Stated exercise.
From the entries below, pull out each line where "this" appears.

Material.
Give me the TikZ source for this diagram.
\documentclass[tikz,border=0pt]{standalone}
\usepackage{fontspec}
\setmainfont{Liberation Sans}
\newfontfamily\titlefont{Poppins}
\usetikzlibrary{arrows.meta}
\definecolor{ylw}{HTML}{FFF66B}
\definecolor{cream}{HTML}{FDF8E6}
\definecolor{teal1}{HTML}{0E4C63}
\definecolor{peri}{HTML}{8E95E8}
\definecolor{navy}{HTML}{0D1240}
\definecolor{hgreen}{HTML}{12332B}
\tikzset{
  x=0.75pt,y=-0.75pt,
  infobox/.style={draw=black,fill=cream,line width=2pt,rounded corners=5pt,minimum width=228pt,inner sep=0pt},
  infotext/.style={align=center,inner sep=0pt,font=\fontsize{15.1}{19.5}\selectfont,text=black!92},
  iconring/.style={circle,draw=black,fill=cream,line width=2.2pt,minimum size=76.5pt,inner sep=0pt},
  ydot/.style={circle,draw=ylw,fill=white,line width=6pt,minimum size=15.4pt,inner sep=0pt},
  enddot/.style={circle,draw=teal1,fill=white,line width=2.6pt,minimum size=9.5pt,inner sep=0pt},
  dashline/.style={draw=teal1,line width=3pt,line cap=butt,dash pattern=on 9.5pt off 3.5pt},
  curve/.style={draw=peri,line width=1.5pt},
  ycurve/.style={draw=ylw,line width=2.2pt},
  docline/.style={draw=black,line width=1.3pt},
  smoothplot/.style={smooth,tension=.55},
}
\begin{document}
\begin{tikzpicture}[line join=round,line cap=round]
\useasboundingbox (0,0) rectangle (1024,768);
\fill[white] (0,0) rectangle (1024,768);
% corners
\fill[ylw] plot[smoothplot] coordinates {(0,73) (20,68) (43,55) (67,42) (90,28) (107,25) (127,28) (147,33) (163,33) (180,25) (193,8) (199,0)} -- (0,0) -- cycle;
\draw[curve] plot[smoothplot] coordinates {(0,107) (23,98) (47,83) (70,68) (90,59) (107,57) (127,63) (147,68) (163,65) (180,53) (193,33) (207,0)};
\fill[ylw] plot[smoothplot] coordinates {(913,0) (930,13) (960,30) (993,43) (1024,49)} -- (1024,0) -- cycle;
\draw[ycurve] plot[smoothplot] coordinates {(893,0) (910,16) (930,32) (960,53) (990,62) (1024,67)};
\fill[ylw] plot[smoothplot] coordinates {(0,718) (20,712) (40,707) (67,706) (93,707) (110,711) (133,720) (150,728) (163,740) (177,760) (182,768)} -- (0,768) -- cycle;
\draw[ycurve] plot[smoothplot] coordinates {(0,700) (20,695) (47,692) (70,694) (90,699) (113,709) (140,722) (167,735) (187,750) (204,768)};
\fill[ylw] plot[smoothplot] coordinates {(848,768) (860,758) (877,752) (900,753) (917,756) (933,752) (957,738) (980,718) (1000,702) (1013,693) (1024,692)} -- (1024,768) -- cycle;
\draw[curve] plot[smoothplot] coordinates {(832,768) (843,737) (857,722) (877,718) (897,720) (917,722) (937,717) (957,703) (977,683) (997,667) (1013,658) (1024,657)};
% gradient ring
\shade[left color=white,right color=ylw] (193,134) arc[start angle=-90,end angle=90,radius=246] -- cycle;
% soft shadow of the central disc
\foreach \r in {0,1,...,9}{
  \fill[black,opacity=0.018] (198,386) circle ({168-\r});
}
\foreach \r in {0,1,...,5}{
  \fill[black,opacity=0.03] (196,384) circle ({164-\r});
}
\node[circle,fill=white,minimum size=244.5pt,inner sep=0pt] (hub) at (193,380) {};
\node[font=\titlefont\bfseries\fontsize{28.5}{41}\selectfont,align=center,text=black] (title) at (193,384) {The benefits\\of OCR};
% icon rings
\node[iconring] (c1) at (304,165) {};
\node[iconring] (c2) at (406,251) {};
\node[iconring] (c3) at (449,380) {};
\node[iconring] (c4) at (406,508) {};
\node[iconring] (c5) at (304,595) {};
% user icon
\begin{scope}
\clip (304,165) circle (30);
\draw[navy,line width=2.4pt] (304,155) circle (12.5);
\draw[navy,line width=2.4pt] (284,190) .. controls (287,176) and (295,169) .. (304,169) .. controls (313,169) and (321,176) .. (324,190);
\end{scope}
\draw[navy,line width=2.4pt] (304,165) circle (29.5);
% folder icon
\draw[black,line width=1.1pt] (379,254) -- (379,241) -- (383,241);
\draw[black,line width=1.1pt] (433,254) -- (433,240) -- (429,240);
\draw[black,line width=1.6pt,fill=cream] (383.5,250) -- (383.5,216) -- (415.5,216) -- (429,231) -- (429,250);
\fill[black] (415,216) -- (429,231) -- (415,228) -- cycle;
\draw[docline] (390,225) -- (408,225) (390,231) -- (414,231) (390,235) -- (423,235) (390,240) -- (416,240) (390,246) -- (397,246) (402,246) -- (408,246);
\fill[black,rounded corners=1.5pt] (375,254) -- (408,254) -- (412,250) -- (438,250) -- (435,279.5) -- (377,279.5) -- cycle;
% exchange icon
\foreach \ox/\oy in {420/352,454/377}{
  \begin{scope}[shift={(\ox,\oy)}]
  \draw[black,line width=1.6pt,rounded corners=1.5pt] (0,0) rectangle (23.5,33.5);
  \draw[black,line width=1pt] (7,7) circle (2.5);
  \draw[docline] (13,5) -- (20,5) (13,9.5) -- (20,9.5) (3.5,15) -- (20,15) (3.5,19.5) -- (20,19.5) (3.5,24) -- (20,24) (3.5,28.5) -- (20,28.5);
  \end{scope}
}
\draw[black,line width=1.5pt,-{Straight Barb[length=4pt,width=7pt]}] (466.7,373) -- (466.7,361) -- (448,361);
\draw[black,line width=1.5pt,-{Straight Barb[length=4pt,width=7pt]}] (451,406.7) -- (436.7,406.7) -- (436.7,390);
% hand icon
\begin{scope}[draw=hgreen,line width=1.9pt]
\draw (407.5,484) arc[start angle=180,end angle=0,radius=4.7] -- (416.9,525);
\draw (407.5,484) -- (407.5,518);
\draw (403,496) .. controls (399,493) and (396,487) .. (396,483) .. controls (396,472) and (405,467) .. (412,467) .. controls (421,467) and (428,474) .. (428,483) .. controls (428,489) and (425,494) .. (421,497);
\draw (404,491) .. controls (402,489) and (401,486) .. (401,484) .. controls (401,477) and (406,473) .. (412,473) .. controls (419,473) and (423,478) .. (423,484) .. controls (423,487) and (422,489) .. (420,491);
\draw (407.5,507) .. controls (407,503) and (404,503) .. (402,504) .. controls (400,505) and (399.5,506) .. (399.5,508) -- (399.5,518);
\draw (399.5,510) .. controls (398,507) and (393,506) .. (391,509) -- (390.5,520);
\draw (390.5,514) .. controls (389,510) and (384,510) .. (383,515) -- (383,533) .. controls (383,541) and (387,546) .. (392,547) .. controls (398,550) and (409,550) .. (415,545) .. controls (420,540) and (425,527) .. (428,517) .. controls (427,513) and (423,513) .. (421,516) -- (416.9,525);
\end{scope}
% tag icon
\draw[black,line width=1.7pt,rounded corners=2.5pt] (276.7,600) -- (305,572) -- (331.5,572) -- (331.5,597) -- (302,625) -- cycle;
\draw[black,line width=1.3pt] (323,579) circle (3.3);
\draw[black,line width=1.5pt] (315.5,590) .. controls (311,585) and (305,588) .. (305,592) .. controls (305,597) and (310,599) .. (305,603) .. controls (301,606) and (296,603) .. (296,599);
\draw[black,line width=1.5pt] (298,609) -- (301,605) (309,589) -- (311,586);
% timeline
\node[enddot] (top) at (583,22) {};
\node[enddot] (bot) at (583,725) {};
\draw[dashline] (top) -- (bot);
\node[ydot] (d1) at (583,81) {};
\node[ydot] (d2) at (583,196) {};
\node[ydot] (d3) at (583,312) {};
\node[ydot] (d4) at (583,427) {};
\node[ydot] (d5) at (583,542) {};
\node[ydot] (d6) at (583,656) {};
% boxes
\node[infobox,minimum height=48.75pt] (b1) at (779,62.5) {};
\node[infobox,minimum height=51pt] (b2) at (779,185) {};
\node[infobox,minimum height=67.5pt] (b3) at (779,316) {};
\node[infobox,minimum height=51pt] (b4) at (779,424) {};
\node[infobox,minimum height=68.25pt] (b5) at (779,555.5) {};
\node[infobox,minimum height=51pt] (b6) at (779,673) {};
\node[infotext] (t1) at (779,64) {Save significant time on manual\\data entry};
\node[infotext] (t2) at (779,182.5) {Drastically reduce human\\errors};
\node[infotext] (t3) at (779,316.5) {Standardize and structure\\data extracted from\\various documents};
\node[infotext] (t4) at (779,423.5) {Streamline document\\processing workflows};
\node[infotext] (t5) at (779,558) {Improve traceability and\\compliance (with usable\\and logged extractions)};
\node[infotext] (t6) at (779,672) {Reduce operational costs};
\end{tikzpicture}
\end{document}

...

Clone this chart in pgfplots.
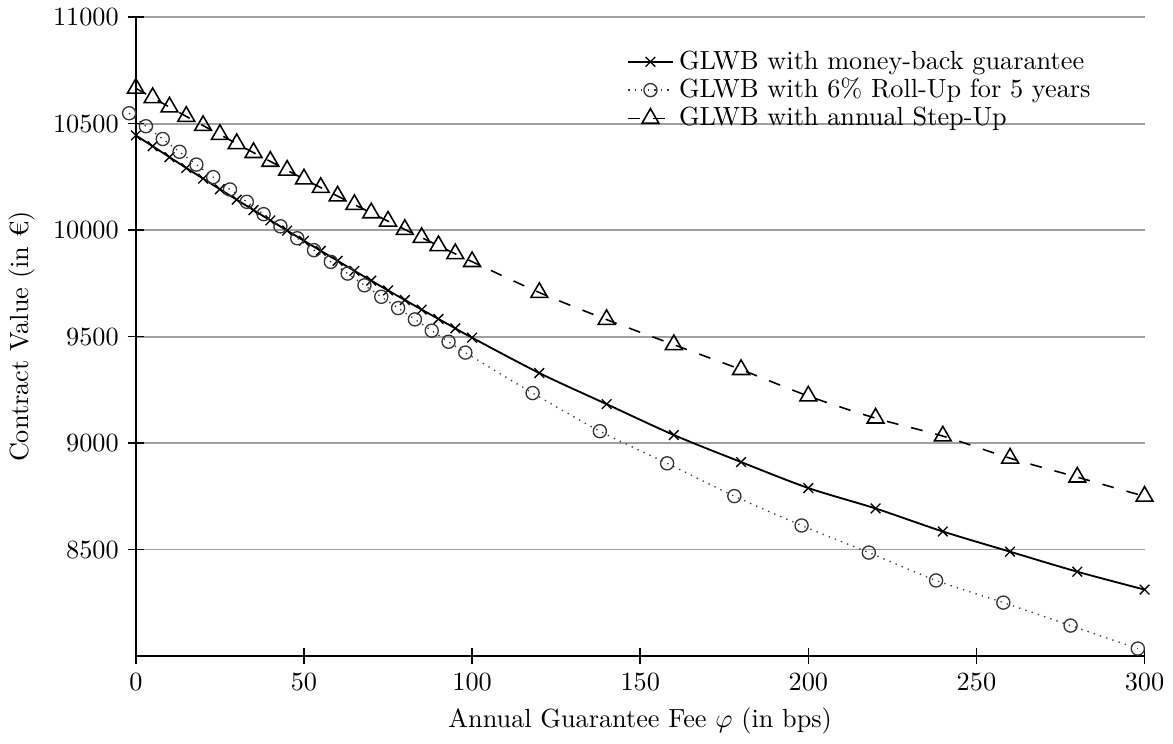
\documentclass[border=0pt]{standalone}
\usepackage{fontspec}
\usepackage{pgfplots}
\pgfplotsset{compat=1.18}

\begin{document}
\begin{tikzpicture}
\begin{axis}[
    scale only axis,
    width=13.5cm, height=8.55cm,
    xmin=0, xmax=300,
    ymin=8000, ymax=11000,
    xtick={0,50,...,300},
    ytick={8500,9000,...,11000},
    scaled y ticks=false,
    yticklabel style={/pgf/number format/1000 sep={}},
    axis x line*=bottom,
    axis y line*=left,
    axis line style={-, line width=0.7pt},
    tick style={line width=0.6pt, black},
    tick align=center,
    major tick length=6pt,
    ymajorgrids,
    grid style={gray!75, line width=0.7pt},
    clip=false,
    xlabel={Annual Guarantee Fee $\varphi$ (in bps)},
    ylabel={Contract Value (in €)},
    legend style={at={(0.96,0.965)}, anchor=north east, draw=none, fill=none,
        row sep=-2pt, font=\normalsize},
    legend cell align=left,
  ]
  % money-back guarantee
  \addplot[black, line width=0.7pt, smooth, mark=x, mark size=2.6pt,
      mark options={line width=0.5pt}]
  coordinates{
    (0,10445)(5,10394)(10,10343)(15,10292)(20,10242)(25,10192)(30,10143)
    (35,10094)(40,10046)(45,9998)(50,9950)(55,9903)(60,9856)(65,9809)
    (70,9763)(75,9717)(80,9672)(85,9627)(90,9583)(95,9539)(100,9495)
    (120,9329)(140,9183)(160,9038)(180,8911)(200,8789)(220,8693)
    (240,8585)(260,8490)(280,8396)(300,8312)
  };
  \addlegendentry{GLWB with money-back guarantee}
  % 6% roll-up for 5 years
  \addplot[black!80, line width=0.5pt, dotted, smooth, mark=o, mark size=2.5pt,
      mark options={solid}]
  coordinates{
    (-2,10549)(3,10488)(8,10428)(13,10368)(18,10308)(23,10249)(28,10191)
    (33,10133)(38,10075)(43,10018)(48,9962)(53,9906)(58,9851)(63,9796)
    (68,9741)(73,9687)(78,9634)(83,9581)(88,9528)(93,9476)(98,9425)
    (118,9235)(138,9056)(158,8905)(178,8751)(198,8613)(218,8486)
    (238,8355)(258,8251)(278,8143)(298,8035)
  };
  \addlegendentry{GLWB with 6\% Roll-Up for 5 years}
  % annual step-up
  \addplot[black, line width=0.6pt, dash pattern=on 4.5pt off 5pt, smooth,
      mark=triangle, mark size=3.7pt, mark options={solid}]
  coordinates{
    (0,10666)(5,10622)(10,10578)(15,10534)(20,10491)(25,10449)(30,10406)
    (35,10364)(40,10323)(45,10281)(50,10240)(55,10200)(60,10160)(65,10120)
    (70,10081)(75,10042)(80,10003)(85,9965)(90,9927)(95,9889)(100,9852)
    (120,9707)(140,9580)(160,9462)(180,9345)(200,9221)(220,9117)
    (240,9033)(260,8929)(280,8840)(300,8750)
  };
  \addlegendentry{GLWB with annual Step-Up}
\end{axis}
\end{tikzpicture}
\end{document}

==

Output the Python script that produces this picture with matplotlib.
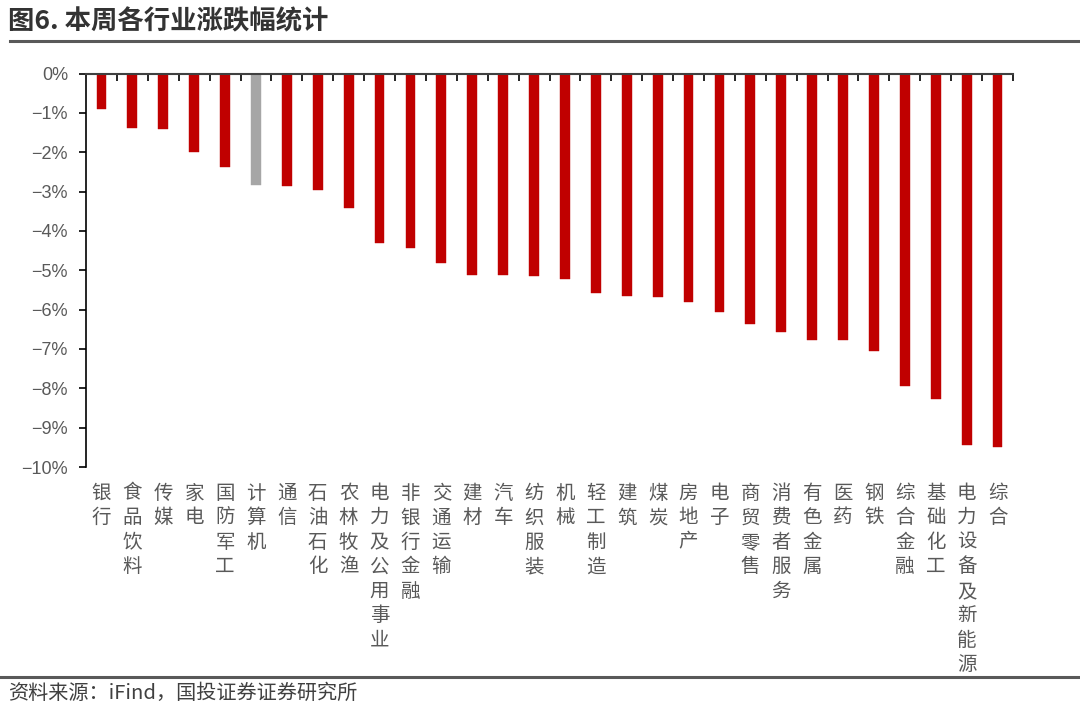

Answer to the exercise.
Give me the TikZ source for this diagram.
Clone this chart in pgfplots.
Output the Python script that produces this picture with matplotlib.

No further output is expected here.